Emissions measured from Queensland government owned coal-fired power station doubled in the year after continuous emission monitoring was installed. Previously, emissions were estimated as required under the national pollutant reporting scheme. In one year, measurements jumped from 18 to 36 million kg in oxides of nitrogen emissions. DEA and EJA are calling for an urgent overhaul of pollution monitoring and controls.
"Coal-fired power stations remain the dominant source of Australia's fine particle pollution, oxides of nitrogen and sulfur dioxide," EJA's Dr Whelan said. "Most power station operators estimate (rather than measure) emissions using handbooks developed 20 years ago by the industry," Dr Whelan said.
"By measuring rather than estimating emissions, the Stanwell coal-fired power station found they were in fact emitting twice as much toxic pollution. All power stations should be required to install continuous stack monitoring."
Doctors for the Environment member and University of Newcastle epidemiologist Dr Ben Ewald said Australian governments should reject all proposals for new or expanded power stations unless they include modern pollution technologies.
Vales Point power station, bought for $1 from the NSW Government in 2015 and valued at $730 million two years later, is among a dozen projects the Federal Government is considering underwriting as part of a pledge to deliver more reliable and affordable power.
Under the scheme the government would pay to upgrade each of the Lake Macquarie power station's two turbines by 20 megawatts. The power station was bought by rich-listers Trevor St Baker and Brian Flannery.
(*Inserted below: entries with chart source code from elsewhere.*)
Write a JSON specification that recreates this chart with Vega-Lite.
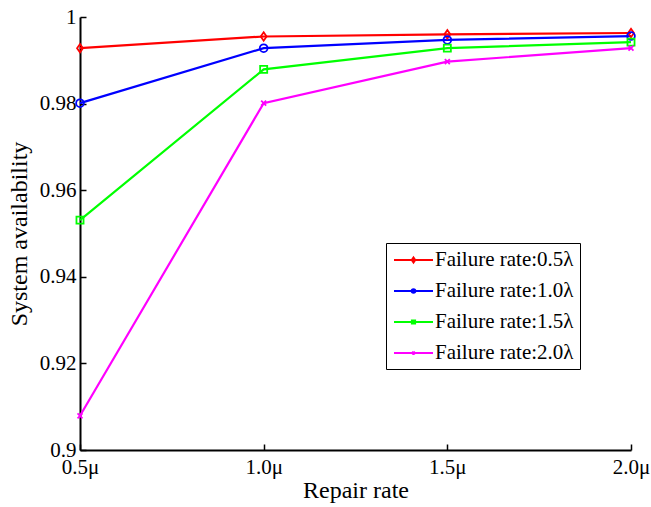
{
  "$schema": "https://vega.github.io/schema/vega-lite/v6.json",
  "width": 551,
  "height": 433,
  "autosize": {"type": "none"},
  "padding": {"left": 80, "top": 17, "right": 20, "bottom": 57},
  "background": "white",
  "config": {
    "view": {"stroke": null},
    "font": "Liberation Serif",
    "axis": {
      "grid": false,
      "domainColor": "black",
      "domainWidth": 2,
      "tickColor": "black",
      "tickWidth": 1.5,
      "tickSize": -6,
      "labelFlush": false,
      "labelFont": "Liberation Serif",
      "labelFontSize": 21,
      "labelColor": "black",
      "titleFont": "Liberation Serif",
      "titleFontSize": 24,
      "titleFontWeight": "normal",
      "titleColor": "black"
    }
  },
  "data": {
    "values": [
      {"repair": 0.5, "series": "Failure rate:0.5λ", "value": 0.9928},
      {"repair": 1.0, "series": "Failure rate:0.5λ", "value": 0.9955},
      {"repair": 1.5, "series": "Failure rate:0.5λ", "value": 0.9960},
      {"repair": 2.0, "series": "Failure rate:0.5λ", "value": 0.9963},
      {"repair": 0.5, "series": "Failure rate:1.0λ", "value": 0.9801},
      {"repair": 1.0, "series": "Failure rate:1.0λ", "value": 0.9928},
      {"repair": 1.5, "series": "Failure rate:1.0λ", "value": 0.9947},
      {"repair": 2.0, "series": "Failure rate:1.0λ", "value": 0.9956},
      {"repair": 0.5, "series": "Failure rate:1.5λ", "value": 0.9531},
      {"repair": 1.0, "series": "Failure rate:1.5λ", "value": 0.9879},
      {"repair": 1.5, "series": "Failure rate:1.5λ", "value": 0.9928},
      {"repair": 2.0, "series": "Failure rate:1.5λ", "value": 0.9942},
      {"repair": 0.5, "series": "Failure rate:2.0λ", "value": 0.9079},
      {"repair": 1.0, "series": "Failure rate:2.0λ", "value": 0.9801},
      {"repair": 1.5, "series": "Failure rate:2.0λ", "value": 0.9897},
      {"repair": 2.0, "series": "Failure rate:2.0λ", "value": 0.9928}
    ]
  },
  "encoding": {
    "x": {
      "field": "repair",
      "type": "quantitative",
      "scale": {"domain": [0.5, 2.0], "nice": false, "zero": false},
      "axis": {
        "values": [0.5, 1.0, 1.5, 2.0],
        "labelExpr": "format(datum.value, '.1f') + 'μ'",
        "labelPadding": 12,
        "title": "Repair rate",
        "titlePadding": 1
      }
    },
    "y": {
      "field": "value",
      "type": "quantitative",
      "scale": {"domain": [0.9, 1.0], "nice": false, "zero": false},
      "axis": {
        "values": [0.9, 0.92, 0.94, 0.96, 0.98, 1.0],
        "format": ".2~f",
        "labelPadding": 10,
        "title": "System availability",
        "titlePadding": 8
      }
    },
    "color": {
      "field": "series",
      "type": "nominal",
      "scale": {
        "domain": ["Failure rate:0.5λ", "Failure rate:1.0λ", "Failure rate:1.5λ", "Failure rate:2.0λ"],
        "range": ["#ff0000", "#0000ff", "#00ff00", "#ff00ff"]
      },
      "legend": {
        "title": null,
        "orient": "none",
        "legendX": 306,
        "legendY": 226,
        "strokeColor": "black",
        "fillColor": "white",
        "padding": 6,
        "symbolSize": 400,
        "symbolStrokeWidth": 2,
        "symbolFillColor": "transparent",
        "symbolOffset": 10.5,
        "labelOffset": 10.5,
        "labelFont": "Liberation Serif",
        "labelFontSize": 21,
        "labelColor": "black",
        "rowPadding": 10,
        "encode": {
          "symbols": {
            "update": {
              "shape": {"signal": "datum.value === 'Failure rate:0.5λ' ? 'M-1.95,0L1.95,0M0,-0.25L0.17,0L0,0.25L-0.17,0Z' : datum.value === 'Failure rate:1.0λ' ? 'M-1.95,0L1.95,0M0.18,0A0.18,0.18 0 1,1 -0.18,0A0.18,0.18 0 1,1 0.18,0Z' : datum.value === 'Failure rate:1.5λ' ? 'M-1.95,0L1.95,0M-0.16,-0.16L0.16,-0.16L0.16,0.16L-0.16,0.16Z' : 'M-1.95,0L1.95,0M-0.14,-0.14L0.14,0.14M-0.14,0.14L0.14,-0.14'"},
              "fill": {"value": "transparent"},
              "strokeWidth": {"value": 2}
            }
          }
        }
      }
    }
  },
  "layer": [
    {"mark": {"type": "line", "strokeWidth": 2.2}},
    {
      "transform": [{"filter": "datum.series === 'Failure rate:0.5λ'"}],
      "mark": {"type": "point", "filled": false, "strokeWidth": 1.8, "size": 70, "opacity": 1, "shape": "M0,-1L0.7,0L0,1L-0.7,0Z"}
    },
    {
      "transform": [{"filter": "datum.series === 'Failure rate:1.0λ'"}],
      "mark": {"type": "point", "filled": false, "strokeWidth": 1.8, "size": 60, "opacity": 1, "shape": "circle"}
    },
    {
      "transform": [{"filter": "datum.series === 'Failure rate:1.5λ'"}],
      "mark": {"type": "point", "filled": false, "strokeWidth": 1.8, "size": 50, "opacity": 1, "shape": "square"}
    },
    {
      "transform": [{"filter": "datum.series === 'Failure rate:2.0λ'"}],
      "mark": {"type": "point", "filled": false, "strokeWidth": 1.8, "size": 50, "opacity": 1, "shape": "M-0.7,-0.7L0.7,0.7M-0.7,0.7L0.7,-0.7"}
    }
  ]
}
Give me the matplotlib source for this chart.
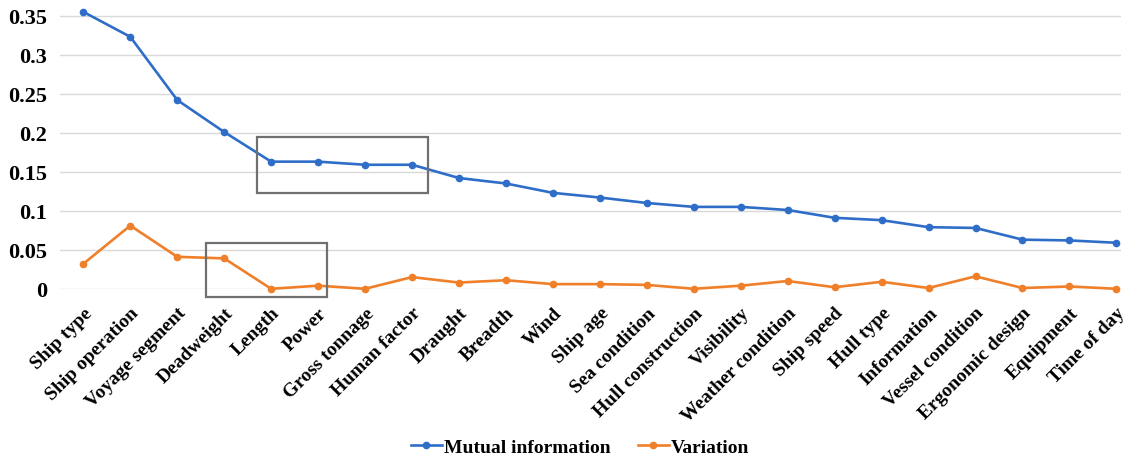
import numpy as np
import matplotlib.pyplot as plt
from matplotlib.patches import Rectangle

factors = ["Ship type", "Ship operation", "Voyage segment", "Deadweight", "Length",
           "Power", "Gross tonnage", "Human factor", "Draught", "Breadth", "Wind",
           "Ship age", "Sea condition", "Hull construction", "Visibility",
           "Weather condition", "Ship speed", "Hull type", "Information",
           "Vessel condition", "Ergonomic design", "Equipment", "Time of day"]
mutual_info = [0.355, 0.323, 0.242, 0.201, 0.163, 0.163, 0.159, 0.159, 0.142, 0.135,
               0.123, 0.117, 0.110, 0.105, 0.105, 0.101, 0.091, 0.088, 0.079, 0.078,
               0.063, 0.062, 0.059]
variation = [0.032, 0.081, 0.041, 0.039, 0.0, 0.004, 0.0, 0.015, 0.008, 0.011,
             0.006, 0.006, 0.005, 0.0, 0.004, 0.010, 0.002, 0.009, 0.001, 0.016,
             0.001, 0.003, 0.0]
yticks = [0, 0.05, 0.1, 0.15, 0.2, 0.25, 0.3, 0.35]
ytick_labels = ["0", "0.05", "0.1", "0.15", "0.2", "0.25", "0.3", "0.35"]

plt.rcParams['font.family'] = ['Liberation Serif', 'DejaVu Serif']
plt.rcParams['font.weight'] = 'bold'

fig = plt.figure(figsize=(11.29, 4.6), dpi=100)
ax = fig.add_axes([0.053, 0.37, 0.94, 0.619])

x = np.arange(len(factors))
ax.plot(x, mutual_info, color='#2F6EC8', lw=1.9, marker='o', ms=4.5,
        label='Mutual information', clip_on=False, zorder=3)
ax.plot(x, variation, color='#F07F2A', lw=1.9, marker='o', ms=4.5,
        label='Variation', clip_on=False, zorder=3)

# highlight boxes
ax.add_patch(Rectangle((3.69, 0.123), 3.66, 0.071, fill=False,
                       ec='#707070', lw=1.6, zorder=4))
ax.add_patch(Rectangle((2.61, -0.010), 2.59, 0.069, fill=False,
                       ec='#707070', lw=1.6, zorder=4, clip_on=False))

ax.set_xlim(-0.5, 22.1)
ax.set_ylim(0, 0.365)
ax.set_yticks(yticks)
ax.set_yticklabels(ytick_labels, fontsize=16, fontweight='bold')
ax.set_xticks(x)
ax.set_xticklabels(factors, rotation=45, ha='right', rotation_mode='anchor',
                   fontsize=14, fontweight='bold')
ax.tick_params(axis='y', length=0, pad=9)
ax.tick_params(axis='x', length=0, pad=11)
ax.grid(axis='y', color='#D9D9D9', lw=1)
ax.set_axisbelow(True)
for s in ax.spines.values():
    s.set_visible(False)

fig.legend(loc='center', bbox_to_anchor=(580 / 1129, 1 - 448 / 460), ncol=2,
           frameon=False, handlelength=1.6, columnspacing=1.4,
           handletextpad=0.1, prop={'weight': 'bold', 'size': 14})

fig.savefig('out.png', dpi=100)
Dr Ewald said that despite significant limitations in the National Pollutant Inventory, including that it is self-reported by industry and not audited, it remained Australia's most comprehensive source of air pollution data. The scheme was introduced in 1998 in response to community right-to-know campaigns, he said.
"Australia's air pollution laws are failing to protect the health of local communities and the environment," said Dr Ewald.